Build assumptions into your quote:
- How many rounds are included?
- What counts as a revision versus a new brief?
- How will extra changes be billed?
5. Client type
Client budgets and buying behavior affect rates. A startup founder hiring for a one-off task is different from a larger organization buying dependable expertise. This does not mean every larger client should be charged more by default. It means the level of reporting, documentation, compliance, and communication may justify a different price.
6. Geography and currency
Freelancing is increasingly remote, but geography still matters. Local market expectations, cost of living, and client budget norms influence pricing. If you work across markets, decide whether your rates are based on your location, the client’s location, or the value of the work itself.
7. Taxes, admin, and payment terms
This article sits in the Pay, Taxes and Work Calculators pillar for a reason: a quoted rate is not take-home income. Before finalizing prices, account for:
- Taxes
- Platform or payment processing fees
- Software subscriptions
- Insurance
- Equipment replacement
- Late payment risk
- Unpaid discovery or proposals
If you need help planning around income volatility, it is worth pairing rate setting with broader business tracking. See Freelancer’s Economic Dashboard: 9 Indicators to Track Monthly and How to Use Them in Client Pitches for a practical way to monitor the inputs behind your pricing.
Worked examples
The numbers below are examples of method, not universal market rates. Use them to model your own pricing decisions.
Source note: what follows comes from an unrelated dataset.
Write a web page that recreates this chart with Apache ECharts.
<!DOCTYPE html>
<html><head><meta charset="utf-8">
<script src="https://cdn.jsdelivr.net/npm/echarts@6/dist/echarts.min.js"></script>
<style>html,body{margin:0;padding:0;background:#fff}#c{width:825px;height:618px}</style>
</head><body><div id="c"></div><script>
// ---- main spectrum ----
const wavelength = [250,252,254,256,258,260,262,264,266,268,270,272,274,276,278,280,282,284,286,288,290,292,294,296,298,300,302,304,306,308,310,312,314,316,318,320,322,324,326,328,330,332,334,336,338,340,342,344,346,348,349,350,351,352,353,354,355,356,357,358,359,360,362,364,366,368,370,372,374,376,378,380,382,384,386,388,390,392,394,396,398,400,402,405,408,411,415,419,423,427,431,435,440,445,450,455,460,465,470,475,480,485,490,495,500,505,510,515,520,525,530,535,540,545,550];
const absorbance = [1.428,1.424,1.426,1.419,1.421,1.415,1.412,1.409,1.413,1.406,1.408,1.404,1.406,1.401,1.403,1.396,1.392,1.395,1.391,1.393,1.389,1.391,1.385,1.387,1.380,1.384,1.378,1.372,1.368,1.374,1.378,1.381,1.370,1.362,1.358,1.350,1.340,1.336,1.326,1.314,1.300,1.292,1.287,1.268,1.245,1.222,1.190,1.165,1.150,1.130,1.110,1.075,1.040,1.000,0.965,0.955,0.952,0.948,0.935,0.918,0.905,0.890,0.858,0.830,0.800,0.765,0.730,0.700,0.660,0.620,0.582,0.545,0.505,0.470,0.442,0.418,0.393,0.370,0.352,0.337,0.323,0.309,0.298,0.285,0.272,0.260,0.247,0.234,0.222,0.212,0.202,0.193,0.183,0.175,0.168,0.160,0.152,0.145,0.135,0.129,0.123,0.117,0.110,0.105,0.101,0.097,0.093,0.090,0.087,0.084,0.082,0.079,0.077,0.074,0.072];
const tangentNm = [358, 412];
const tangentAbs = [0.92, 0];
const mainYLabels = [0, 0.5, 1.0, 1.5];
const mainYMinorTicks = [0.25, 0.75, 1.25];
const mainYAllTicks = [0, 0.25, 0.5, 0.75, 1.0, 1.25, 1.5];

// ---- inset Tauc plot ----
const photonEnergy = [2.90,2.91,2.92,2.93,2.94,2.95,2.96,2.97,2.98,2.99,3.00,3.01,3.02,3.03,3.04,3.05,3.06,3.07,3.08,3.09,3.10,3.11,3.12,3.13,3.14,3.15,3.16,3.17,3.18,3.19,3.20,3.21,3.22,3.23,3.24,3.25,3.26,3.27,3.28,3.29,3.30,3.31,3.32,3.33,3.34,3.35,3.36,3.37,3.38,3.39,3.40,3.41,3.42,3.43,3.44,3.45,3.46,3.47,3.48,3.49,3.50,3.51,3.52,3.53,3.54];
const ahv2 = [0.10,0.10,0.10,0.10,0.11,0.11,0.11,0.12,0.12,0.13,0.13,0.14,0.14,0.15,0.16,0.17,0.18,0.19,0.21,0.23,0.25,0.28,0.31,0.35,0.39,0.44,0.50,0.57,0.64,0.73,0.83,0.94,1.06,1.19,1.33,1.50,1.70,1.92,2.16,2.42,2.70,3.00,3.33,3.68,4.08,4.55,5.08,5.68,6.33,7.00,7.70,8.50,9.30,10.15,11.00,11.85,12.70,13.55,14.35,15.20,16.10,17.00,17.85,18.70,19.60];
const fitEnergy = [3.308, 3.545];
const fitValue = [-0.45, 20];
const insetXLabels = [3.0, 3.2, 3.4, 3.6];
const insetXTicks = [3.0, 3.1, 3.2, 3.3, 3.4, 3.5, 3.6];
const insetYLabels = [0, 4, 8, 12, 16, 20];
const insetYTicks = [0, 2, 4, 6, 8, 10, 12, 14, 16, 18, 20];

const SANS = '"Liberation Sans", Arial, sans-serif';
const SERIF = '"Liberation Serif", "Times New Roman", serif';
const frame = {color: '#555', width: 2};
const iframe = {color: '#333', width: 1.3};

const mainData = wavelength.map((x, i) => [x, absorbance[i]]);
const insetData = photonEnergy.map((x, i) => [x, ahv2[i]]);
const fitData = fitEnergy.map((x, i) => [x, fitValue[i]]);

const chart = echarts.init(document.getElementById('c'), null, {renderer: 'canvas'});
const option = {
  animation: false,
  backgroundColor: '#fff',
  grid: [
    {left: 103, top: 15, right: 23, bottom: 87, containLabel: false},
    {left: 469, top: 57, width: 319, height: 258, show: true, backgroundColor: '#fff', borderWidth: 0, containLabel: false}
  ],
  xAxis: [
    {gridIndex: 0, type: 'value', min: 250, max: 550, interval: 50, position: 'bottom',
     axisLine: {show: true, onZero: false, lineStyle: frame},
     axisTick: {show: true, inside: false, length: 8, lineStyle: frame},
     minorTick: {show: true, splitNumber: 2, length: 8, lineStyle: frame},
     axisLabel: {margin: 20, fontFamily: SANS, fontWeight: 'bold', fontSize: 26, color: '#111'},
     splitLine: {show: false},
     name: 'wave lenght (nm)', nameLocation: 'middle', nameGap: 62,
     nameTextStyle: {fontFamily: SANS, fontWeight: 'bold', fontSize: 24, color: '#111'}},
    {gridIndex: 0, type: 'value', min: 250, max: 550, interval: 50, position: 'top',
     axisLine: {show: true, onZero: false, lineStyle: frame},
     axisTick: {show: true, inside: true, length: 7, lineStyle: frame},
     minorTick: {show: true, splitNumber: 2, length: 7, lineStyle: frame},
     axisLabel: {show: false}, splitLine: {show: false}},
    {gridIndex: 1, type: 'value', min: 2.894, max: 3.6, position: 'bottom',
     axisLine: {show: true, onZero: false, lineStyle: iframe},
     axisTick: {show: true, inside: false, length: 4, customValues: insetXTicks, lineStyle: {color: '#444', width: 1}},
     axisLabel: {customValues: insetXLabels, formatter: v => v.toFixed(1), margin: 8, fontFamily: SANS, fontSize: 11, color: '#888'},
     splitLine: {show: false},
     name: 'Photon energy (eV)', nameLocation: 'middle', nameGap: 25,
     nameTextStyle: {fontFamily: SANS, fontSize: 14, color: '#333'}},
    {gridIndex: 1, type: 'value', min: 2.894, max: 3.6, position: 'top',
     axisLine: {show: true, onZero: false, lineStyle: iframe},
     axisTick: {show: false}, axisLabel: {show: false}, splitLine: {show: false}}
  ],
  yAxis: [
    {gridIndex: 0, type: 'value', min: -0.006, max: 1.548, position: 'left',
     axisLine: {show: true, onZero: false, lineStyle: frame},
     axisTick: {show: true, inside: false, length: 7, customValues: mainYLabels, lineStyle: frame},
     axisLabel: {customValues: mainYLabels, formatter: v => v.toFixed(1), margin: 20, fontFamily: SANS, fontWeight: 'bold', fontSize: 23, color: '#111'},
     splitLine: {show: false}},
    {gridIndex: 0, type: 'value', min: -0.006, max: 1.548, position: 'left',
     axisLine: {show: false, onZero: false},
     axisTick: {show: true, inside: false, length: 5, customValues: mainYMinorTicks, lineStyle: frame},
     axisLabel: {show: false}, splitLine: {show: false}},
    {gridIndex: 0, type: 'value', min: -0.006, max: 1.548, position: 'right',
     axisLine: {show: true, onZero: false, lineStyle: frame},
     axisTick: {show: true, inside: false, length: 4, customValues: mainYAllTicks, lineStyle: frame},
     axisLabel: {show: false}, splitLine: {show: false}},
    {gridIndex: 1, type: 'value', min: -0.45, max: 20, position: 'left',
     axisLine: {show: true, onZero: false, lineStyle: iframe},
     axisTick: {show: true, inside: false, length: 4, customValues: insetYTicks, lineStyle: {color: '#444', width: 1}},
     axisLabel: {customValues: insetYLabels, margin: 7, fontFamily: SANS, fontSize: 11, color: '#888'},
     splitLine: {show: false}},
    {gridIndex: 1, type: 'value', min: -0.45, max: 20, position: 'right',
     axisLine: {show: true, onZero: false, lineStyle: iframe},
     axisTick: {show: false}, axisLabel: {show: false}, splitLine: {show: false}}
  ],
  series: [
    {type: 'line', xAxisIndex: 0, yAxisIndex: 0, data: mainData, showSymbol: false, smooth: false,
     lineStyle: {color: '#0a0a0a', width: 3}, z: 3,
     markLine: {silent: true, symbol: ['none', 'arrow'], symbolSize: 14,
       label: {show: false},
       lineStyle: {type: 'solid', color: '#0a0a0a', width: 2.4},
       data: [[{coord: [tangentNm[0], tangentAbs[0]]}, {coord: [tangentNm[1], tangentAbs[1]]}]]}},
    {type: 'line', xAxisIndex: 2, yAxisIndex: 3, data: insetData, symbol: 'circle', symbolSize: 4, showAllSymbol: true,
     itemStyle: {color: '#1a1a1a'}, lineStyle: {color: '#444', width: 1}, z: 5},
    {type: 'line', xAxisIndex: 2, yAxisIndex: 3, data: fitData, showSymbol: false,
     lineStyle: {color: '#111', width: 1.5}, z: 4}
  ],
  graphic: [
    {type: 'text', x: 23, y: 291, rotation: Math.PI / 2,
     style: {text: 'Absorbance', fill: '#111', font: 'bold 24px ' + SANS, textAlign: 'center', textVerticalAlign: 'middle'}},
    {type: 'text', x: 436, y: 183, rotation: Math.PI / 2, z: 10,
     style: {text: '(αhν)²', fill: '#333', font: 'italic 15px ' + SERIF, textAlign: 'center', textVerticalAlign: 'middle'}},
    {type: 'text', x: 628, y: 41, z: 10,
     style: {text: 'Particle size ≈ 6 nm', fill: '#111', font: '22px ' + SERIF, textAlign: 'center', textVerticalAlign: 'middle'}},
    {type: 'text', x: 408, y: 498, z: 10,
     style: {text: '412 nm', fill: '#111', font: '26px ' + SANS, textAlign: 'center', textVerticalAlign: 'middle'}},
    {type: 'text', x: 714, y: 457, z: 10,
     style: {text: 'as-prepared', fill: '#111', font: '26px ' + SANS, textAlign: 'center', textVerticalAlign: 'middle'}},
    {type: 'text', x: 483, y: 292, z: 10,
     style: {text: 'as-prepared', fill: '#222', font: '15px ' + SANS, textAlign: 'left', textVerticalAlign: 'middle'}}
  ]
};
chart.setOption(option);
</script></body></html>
Example 1: Entry-level freelance designer pricing a small project
A newer freelancer wants to price a basic brand asset package. They estimate the work will take 8 billable hours, plus communication and revisions. Their internal baseline hourly rate is the minimum they need to sustain the business. They then add a buffer for two revision rounds and package the work as a fixed fee instead of exposing the hourly calculation.
Quote structure:
- Defined deliverables
- Two revision rounds
- Clear timeline
- Extra changes billed separately
This protects the freelancer from endless iteration while giving the client a predictable price.
Example 2: Mid-level marketer converting day rate to project fee
A freelancer regularly sells planning sessions and campaign setup on a day-rate basis. They know how many days the work usually takes and how much client contact is involved. Instead of quoting a flat day rate, they package the job as a strategy sprint with fixed deliverables.
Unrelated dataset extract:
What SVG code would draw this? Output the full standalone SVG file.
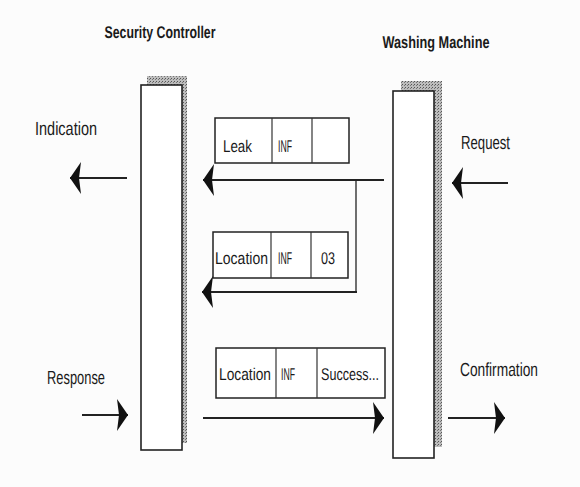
<svg xmlns="http://www.w3.org/2000/svg" width="580" height="487" viewBox="0 0 580 487">
<defs>
<marker id="ah" markerUnits="userSpaceOnUse" markerWidth="12" markerHeight="34" viewBox="0 0 12 34" refX="11" refY="17" orient="auto">
<path d="M0,1 L11,17 L0,33 L2,17 z" fill="#111"/>
</marker>
<pattern id="dots" width="3" height="3" patternUnits="userSpaceOnUse">
<rect width="3" height="3" fill="#bdbdbd"/>
<rect width="1" height="1" fill="#555"/>
<rect x="2" y="1" width="1" height="1" fill="#777"/>
</pattern>
</defs>
<style>
.bg{fill:#fcfcfc}
.t{font-family:"Liberation Sans",Arial,sans-serif;fill:#1a1a1a;text-rendering:geometricPrecision}
.title{font-size:17px;font-weight:bold}
.lbl{font-size:19px}
.cell{font-size:17px}
.box{fill:#fff;stroke:#222;stroke-width:1.6}
.shadow{fill:url(#dots)}
.msg{fill:#fff;stroke:#222;stroke-width:1.5}
.div{stroke:#333;stroke-width:1.2}
.ar{stroke:#222;stroke-width:2;fill:none;marker-end:url(#ah)}
.ln{stroke:#333;stroke-width:1.4;fill:none}
</style>
<rect class="bg" width="580" height="487"/>

<g id="security-controller">
<text class="t title" x="160" y="38" text-anchor="middle" textLength="111" lengthAdjust="spacingAndGlyphs">Security Controller</text>
<rect class="shadow" x="147" y="76" width="40" height="367"/>
<rect class="box" x="141" y="85" width="41" height="365"/>
</g>

<g id="washing-machine">
<text class="t title" x="436" y="48" text-anchor="middle" textLength="107" lengthAdjust="spacingAndGlyphs">Washing Machine</text>
<rect class="shadow" x="401" y="81" width="41" height="366"/>
<rect class="box" x="393" y="91" width="41" height="367"/>
</g>

<g id="msg-leak">
<rect class="msg" x="215" y="118" width="134" height="45"/>
<line class="div" x1="272" y1="118" x2="272" y2="163"/>
<line class="div" x1="312" y1="118" x2="312" y2="163"/>
<text class="t cell" x="223" y="152" textLength="29" lengthAdjust="spacingAndGlyphs">Leak</text>
<text class="t cell" x="278" y="152" textLength="14" lengthAdjust="spacingAndGlyphs">INF</text>
</g>

<g id="msg-location">
<rect class="msg" x="213" y="232" width="135" height="46"/>
<line class="div" x1="271" y1="232" x2="271" y2="278"/>
<line class="div" x1="311" y1="232" x2="311" y2="278"/>
<text class="t cell" x="215" y="264" textLength="53" lengthAdjust="spacingAndGlyphs">Location</text>
<text class="t cell" x="278" y="264" textLength="14" lengthAdjust="spacingAndGlyphs">INF</text>
<text class="t cell" x="321" y="264" textLength="14" lengthAdjust="spacingAndGlyphs">03</text>
</g>

<g id="msg-success">
<rect class="msg" x="216" y="348" width="169" height="50"/>
<line class="div" x1="276" y1="348" x2="276" y2="398"/>
<line class="div" x1="317" y1="348" x2="317" y2="398"/>
<text class="t cell" x="219" y="380" textLength="52" lengthAdjust="spacingAndGlyphs">Location</text>
<text class="t cell" x="281" y="380" textLength="14" lengthAdjust="spacingAndGlyphs">INF</text>
<text class="t cell" x="321" y="380" textLength="58" lengthAdjust="spacingAndGlyphs">Success...</text>
</g>

<g id="indication">
<text class="t lbl" x="35" y="135" textLength="62" lengthAdjust="spacingAndGlyphs">Indication</text>
</g>
<g id="request">
<text class="t lbl" x="461" y="149" textLength="49" lengthAdjust="spacingAndGlyphs">Request</text>
</g>
<g id="response">
<text class="t lbl" x="47" y="384" textLength="58" lengthAdjust="spacingAndGlyphs">Response</text>
</g>
<g id="confirmation">
<text class="t lbl" x="460" y="376" textLength="78" lengthAdjust="spacingAndGlyphs">Confirmation</text>
</g>

<g id="connectors">
<line class="ar" x1="127" y1="178" x2="70" y2="178"/>
<line class="ar" x1="508" y1="183" x2="452" y2="183"/>
<line class="ar" x1="384" y1="180" x2="203" y2="180"/>
<line class="ln" x1="356" y1="181" x2="356" y2="293"/>
<line class="ar" x1="357" y1="292" x2="202" y2="292"/>
<line class="ar" x1="203" y1="418" x2="384" y2="418"/>
<line class="ar" x1="82" y1="415" x2="128" y2="415"/>
<line class="ar" x1="448" y1="418" x2="505" y2="418"/>
</g>
</svg>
Why this often works better:
- The client is buying an outcome, not your timesheet
- You keep upside if you deliver efficiently
- The scope becomes easier to compare across prospects
This mirrors the shift many experienced freelancers make over time: keeping day rates as an internal benchmark while selling a more outcome-focused offer externally.
Example 3: Senior specialist charging different rates for different work
A seasoned freelancer offers copy, design, strategy, and video work. They do not use one universal rate because each service carries different production demands and market value. This is strongly supported by the source material, where a freelancer with extensive experience reported one range for copy/design, a higher rate for strategy, and a higher range again for photography and video editing.
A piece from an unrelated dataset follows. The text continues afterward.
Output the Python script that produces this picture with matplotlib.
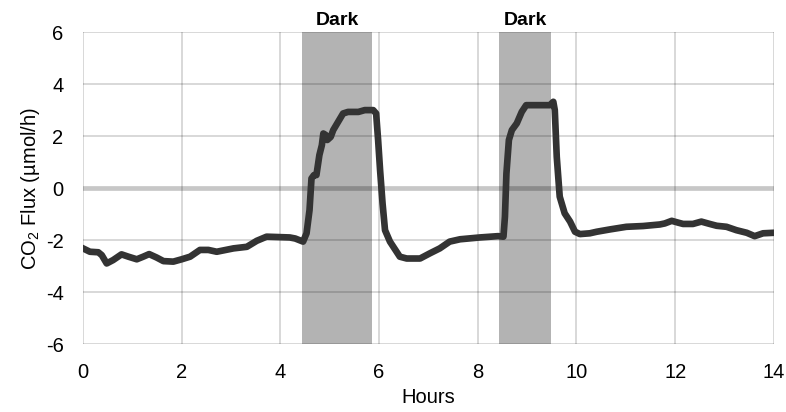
import matplotlib
matplotlib.use("Agg")
import matplotlib.pyplot as plt

plt.rcParams['font.family'] = ['Liberation Sans', 'DejaVu Sans']
plt.rcParams['mathtext.fontset'] = 'custom'
plt.rcParams['mathtext.rm'] = 'Liberation Sans'
plt.rcParams['axes.unicode_minus'] = False

# CO2 flux trace
hours = [0.0, 0.14, 0.31, 0.38, 0.48, 0.61, 0.78, 0.92, 1.09, 1.22, 1.34, 1.49,
         1.63, 1.83, 2.0, 2.17, 2.37, 2.54, 2.71, 3.05, 3.32, 3.52, 3.72, 4.19,
         4.30, 4.46, 4.53, 4.59, 4.63, 4.68, 4.73, 4.79, 4.84, 4.87, 4.92, 4.95,
         5.02, 5.07, 5.17, 5.27, 5.37, 5.58, 5.71, 5.88, 5.94, 5.98, 6.02, 6.07,
         6.12, 6.22, 6.42, 6.56, 6.83, 7.03, 7.23, 7.43, 7.64, 8.04, 8.41, 8.52,
         8.55, 8.58, 8.63, 8.69, 8.79, 8.89, 8.98, 9.46, 9.53, 9.56, 9.60, 9.66,
         9.76, 9.87, 9.97, 10.07, 10.27, 10.41, 10.68, 11.01, 11.35, 11.69, 11.79,
         11.93, 12.06, 12.16, 12.36, 12.53, 12.70, 12.84, 13.04, 13.24, 13.45,
         13.61, 13.78, 14.0]
flux = [-2.32, -2.45, -2.47, -2.58, -2.9, -2.77, -2.55, -2.64, -2.74, -2.64, -2.54, -2.67,
        -2.81, -2.83, -2.74, -2.64, -2.38, -2.38, -2.45, -2.32, -2.26, -2.03, -1.87, -1.9,
        -1.94, -2.06, -1.74, -0.85, 0.37, 0.5, 0.5, 1.27, 1.65, 2.1, 2.04, 1.85,
        1.97, 2.23, 2.55, 2.87, 2.93, 2.93, 3.0, 3.0, 2.87, 1.85, 0.69, -0.59,
        -1.62, -2.06, -2.64, -2.71, -2.71, -2.51, -2.32, -2.06, -1.97, -1.9, -1.85, -1.87,
        -1.10, 0.56, 1.85, 2.23, 2.49, 2.93, 3.19, 3.19, 3.32, 3.0, 1.2, -0.33,
        -0.97, -1.29, -1.68, -1.77, -1.74, -1.68, -1.59, -1.49, -1.46, -1.40, -1.36,
        -1.26, -1.33, -1.38, -1.38, -1.29, -1.38, -1.45, -1.49, -1.62, -1.72,
        -1.85, -1.74, -1.72]

dark_periods = [(4.44, 5.85), (8.43, 9.48)]
dark_label = "Dark"
xticks = [0, 2, 4, 6, 8, 10, 12, 14]
yticks = [-6, -4, -2, 0, 2, 4, 6]

fig = plt.figure(figsize=(7.86, 4.12), dpi=100)
ax = fig.add_axes([0.1056, 0.165, 0.879, 0.757])

for start, end in dark_periods:
    ax.axvspan(start, end, color='#b3b3b3', lw=0, zorder=0)
    ax.text((start + end) / 2, 6.12, dark_label, ha='center', va='bottom',
            fontsize=14, fontweight='bold')

ax.set_xlim(0, 14)
ax.set_ylim(-6, 6)
ax.set_xticks(xticks)
ax.set_yticks(yticks)
ax.grid(True, color='black', alpha=0.18, lw=1.2, zorder=2)
ax.set_axisbelow(False)
# the zero line replaces the plain gridline at 0
ax.yaxis.get_gridlines()[yticks.index(0)].set_visible(False)
ax.axhline(0, color='black', alpha=0.22, lw=3.4, zorder=2)

ax.plot(hours, flux, color='#333333', lw=4.8, solid_joinstyle='round', zorder=3)

for s in ax.spines.values():
    s.set_visible(False)
ax.tick_params(length=0, pad=14, labelsize=14.5)

ax.set_xlabel('Hours', fontsize=14.5, labelpad=4)
ax.set_ylabel('CO$_2$ Flux (µmol/h)', fontsize=14.5, labelpad=3)

fig.savefig("out.png", dpi=100)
The evergreen lesson is simple: your rate card does not need to be flat. If the service changes, the pricing can change too.
Example 4: Retainer built from monthly capacity
A freelancer has a client who needs ongoing support each month. Instead of billing ad hoc, they reserve a set amount of time or deliverables for a fixed monthly fee. This gives the client continuity and gives the freelancer steadier income.
To estimate a retainer:
- Set the monthly scope
- Estimate the average time required
- Add a margin for coordination and priority access
- Define rollover, overage, and response expectations
If you are productizing your expertise, this can work especially well alongside content-led offers. Related reading: 10 Lead Magnets You Can Build from Top Small-Business Stats (Fast Downloads That Convert) and Turn Sector Employment Data into Sellable Content Products (Templates + Dashboards).
When to recalculate
Your rates should be revisited on a schedule, not only when you feel underpaid. The most useful trigger points are practical and measurable.
Recalculate when your utilization changes
If you are booked out, your prices may be too low for current demand. If you are consistently underbooked, the issue may be your offer, niche, or sales process rather than your raw rate, but it still deserves a review.
Recalculate when your service mix changes
If you move from execution into consulting, strategy, production, or retainer work, a simple hourly price may no longer fit. Rebuild your pricing around outcomes and responsibility.
Recalculate when benchmarks move
This article is designed as a living reference because freelance pricing shifts over time. Peer discussions, market conditions, software costs, tax changes, and client budget cycles all affect what is sustainable. Revisit your assumptions whenever pricing inputs move materially.
Recalculate after major portfolio upgrades
A stronger portfolio, clearer niche, or better proof of results can justify higher pricing faster than another year of generic experience. If your work now solves a narrower, higher-value problem, your rate should reflect that.
Recalculate after repeated scope creep
If projects are profitable on paper but painful in reality, your assumptions are off. Tighten scope, limit revisions, or move more work to fixed packages with explicit boundaries.
A practical pricing review checklist
Set a reminder every quarter and review these questions:
- What was my average effective hourly rate after revisions and admin?
- Which projects were most profitable?
- Which projects created the most hidden labor?
- Am I selling time when I should be selling deliverables?
- Have my software, taxes, or operating costs increased?
- Has demand improved enough to justify a rate increase?
Then take one action:
- Raise your minimum rate for new clients
- Create one productized package from a common project type
- Add revision limits to all quotes
- Replace hourly billing with a clearer project fee where scope allows
If you want more ideas for turning market signals into better positioning and client outreach, explore A Weekly 'What Jobs Data Means for Your Business' Newsletter — Template + Example Issues and Smoothing the Noise: Use JobsDay Volatility to Time Campaigns and Sales Outreach.
The core principle is steady and worth revisiting: calculate your floor, benchmark your position, choose the right pricing model, and update your assumptions before the market forces you to. That is how a freelance rate becomes a business decision rather than a guess.